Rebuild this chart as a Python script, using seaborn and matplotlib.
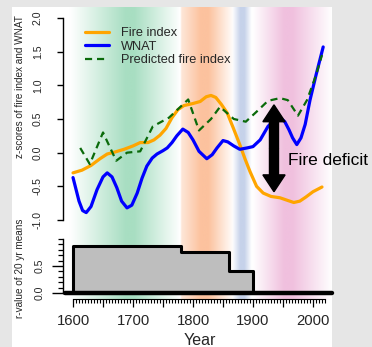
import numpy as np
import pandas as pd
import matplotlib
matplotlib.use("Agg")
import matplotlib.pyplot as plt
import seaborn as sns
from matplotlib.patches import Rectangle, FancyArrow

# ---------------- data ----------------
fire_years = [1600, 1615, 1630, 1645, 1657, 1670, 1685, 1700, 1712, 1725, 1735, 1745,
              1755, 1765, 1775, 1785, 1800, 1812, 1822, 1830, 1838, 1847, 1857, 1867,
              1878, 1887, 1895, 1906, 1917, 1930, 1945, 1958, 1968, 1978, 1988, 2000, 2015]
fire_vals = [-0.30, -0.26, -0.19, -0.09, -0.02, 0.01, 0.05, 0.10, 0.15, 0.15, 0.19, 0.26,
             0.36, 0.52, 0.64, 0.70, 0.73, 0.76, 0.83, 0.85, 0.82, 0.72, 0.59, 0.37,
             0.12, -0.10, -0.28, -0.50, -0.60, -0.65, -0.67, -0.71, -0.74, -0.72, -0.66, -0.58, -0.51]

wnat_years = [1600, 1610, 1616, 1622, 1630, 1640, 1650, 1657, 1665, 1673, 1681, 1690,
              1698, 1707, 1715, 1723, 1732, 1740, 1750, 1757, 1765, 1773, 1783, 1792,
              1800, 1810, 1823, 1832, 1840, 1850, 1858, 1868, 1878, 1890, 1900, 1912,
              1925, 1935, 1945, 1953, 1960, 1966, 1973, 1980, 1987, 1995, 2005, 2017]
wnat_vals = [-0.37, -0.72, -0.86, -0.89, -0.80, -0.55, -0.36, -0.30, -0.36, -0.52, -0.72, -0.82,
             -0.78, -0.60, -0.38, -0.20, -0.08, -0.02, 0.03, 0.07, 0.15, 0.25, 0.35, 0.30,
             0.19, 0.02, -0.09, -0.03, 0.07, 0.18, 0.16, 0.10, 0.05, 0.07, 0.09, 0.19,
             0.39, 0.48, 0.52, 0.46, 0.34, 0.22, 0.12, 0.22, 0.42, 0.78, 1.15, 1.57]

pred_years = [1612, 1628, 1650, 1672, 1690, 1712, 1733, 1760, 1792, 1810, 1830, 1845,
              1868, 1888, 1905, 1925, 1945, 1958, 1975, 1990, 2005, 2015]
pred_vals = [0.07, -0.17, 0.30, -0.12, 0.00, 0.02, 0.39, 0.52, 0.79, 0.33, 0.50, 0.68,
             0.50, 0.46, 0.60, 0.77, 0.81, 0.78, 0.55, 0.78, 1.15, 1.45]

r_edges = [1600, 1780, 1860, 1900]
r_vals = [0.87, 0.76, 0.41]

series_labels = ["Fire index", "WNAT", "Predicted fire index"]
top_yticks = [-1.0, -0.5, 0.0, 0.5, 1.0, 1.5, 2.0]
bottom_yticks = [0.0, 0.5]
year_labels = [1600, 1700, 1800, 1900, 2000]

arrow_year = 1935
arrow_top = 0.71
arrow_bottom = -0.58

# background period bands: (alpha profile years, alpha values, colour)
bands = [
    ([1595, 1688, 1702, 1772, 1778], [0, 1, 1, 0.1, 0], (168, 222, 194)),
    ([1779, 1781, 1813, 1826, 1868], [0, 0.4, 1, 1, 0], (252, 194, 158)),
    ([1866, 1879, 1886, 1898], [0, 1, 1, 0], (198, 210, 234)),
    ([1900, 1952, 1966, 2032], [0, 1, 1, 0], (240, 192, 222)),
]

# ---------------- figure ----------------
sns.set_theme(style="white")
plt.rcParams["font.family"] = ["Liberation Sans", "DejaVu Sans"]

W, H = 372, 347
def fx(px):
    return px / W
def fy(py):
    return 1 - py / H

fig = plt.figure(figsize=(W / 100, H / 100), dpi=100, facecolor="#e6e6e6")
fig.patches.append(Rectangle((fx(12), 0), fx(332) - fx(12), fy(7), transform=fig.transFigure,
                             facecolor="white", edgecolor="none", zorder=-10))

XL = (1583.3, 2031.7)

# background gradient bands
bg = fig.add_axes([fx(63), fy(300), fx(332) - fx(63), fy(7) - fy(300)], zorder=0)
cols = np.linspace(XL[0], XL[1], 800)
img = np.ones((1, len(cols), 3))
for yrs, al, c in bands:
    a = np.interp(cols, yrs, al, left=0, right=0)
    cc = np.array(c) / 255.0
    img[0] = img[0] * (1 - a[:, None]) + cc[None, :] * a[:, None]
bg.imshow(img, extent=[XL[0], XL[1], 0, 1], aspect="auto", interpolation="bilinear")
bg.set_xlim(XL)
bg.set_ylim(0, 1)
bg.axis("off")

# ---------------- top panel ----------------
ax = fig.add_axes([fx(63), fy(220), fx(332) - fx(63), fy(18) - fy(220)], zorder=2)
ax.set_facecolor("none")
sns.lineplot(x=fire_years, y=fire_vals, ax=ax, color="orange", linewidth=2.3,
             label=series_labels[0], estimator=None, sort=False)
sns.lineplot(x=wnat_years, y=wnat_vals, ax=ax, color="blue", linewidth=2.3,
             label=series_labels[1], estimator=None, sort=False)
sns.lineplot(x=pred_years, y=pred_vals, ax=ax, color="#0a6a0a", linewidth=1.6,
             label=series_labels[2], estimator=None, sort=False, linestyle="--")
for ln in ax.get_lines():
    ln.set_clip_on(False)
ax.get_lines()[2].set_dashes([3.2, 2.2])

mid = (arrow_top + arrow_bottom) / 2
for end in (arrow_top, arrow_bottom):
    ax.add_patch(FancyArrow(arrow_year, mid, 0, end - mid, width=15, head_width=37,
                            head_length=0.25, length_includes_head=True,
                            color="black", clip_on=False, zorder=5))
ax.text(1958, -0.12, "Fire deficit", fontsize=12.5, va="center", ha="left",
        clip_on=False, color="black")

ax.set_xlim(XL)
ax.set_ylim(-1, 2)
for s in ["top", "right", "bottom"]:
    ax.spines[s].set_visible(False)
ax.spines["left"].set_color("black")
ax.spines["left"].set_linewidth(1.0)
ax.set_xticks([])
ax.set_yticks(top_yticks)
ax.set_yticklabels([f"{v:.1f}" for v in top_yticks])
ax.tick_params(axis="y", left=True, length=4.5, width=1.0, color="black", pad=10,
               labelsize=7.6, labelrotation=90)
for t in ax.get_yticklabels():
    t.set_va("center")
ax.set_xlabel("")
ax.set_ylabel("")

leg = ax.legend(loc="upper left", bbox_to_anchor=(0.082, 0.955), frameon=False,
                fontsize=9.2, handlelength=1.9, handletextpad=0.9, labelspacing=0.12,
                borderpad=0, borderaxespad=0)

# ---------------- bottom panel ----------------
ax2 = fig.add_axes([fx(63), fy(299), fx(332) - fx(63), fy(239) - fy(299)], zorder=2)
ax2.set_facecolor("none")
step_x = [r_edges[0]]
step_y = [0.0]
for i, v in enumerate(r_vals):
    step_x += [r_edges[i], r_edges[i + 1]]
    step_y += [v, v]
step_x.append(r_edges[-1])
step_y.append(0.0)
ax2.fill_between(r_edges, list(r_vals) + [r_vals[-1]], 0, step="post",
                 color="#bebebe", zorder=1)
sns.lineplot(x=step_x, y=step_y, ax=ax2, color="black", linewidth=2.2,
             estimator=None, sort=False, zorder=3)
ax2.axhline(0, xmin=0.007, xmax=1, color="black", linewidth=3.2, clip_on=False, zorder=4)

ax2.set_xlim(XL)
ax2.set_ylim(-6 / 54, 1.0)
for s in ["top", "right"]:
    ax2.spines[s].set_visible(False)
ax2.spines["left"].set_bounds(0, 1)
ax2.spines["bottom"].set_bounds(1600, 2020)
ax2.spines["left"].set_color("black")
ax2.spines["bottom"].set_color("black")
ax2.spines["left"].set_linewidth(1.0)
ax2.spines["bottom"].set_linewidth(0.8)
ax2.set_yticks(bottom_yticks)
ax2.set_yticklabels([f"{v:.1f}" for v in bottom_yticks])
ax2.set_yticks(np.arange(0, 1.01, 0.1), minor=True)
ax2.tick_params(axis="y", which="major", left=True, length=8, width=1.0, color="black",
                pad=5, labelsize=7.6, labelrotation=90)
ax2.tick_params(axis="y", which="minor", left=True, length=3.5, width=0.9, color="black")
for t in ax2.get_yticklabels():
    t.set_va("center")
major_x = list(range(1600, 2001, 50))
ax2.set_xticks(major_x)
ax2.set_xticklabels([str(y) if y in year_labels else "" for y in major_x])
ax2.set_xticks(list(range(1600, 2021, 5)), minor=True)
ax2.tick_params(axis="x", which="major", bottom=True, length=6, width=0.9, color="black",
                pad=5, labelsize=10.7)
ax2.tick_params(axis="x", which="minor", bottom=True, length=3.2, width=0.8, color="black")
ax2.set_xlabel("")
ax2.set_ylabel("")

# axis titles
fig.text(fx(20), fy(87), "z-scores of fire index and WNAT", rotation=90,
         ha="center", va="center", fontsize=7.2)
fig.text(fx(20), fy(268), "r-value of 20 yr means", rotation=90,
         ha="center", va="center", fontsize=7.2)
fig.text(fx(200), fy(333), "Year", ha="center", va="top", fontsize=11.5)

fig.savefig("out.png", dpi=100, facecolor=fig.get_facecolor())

+-------+

--- DIRECTION ---
Repeat, word for word and with no pictures, only the lines running from the beginning of the data to the line that contains "-0.66, -0.58, -0.51]".

--- OUTPUT ---
Rebuild this chart as a Python script, using seaborn and matplotlib.
import numpy as np
import pandas as pd
import matplotlib
matplotlib.use("Agg")
import matplotlib.pyplot as plt
import seaborn as sns
from matplotlib.patches import Rectangle, FancyArrow

# ---------------- data ----------------
fire_years = [1600, 1615, 1630, 1645, 1657, 1670, 1685, 1700, 1712, 1725, 1735, 1745,
              1755, 1765, 1775, 1785, 1800, 1812, 1822, 1830, 1838, 1847, 1857, 1867,
              1878, 1887, 1895, 1906, 1917, 1930, 1945, 1958, 1968, 1978, 1988, 2000, 2015]
fire_vals = [-0.30, -0.26, -0.19, -0.09, -0.02, 0.01, 0.05, 0.10, 0.15, 0.15, 0.19, 0.26,
             0.36, 0.52, 0.64, 0.70, 0.73, 0.76, 0.83, 0.85, 0.82, 0.72, 0.59, 0.37,
             0.12, -0.10, -0.28, -0.50, -0.60, -0.65, -0.67, -0.71, -0.74, -0.72, -0.66, -0.58, -0.51]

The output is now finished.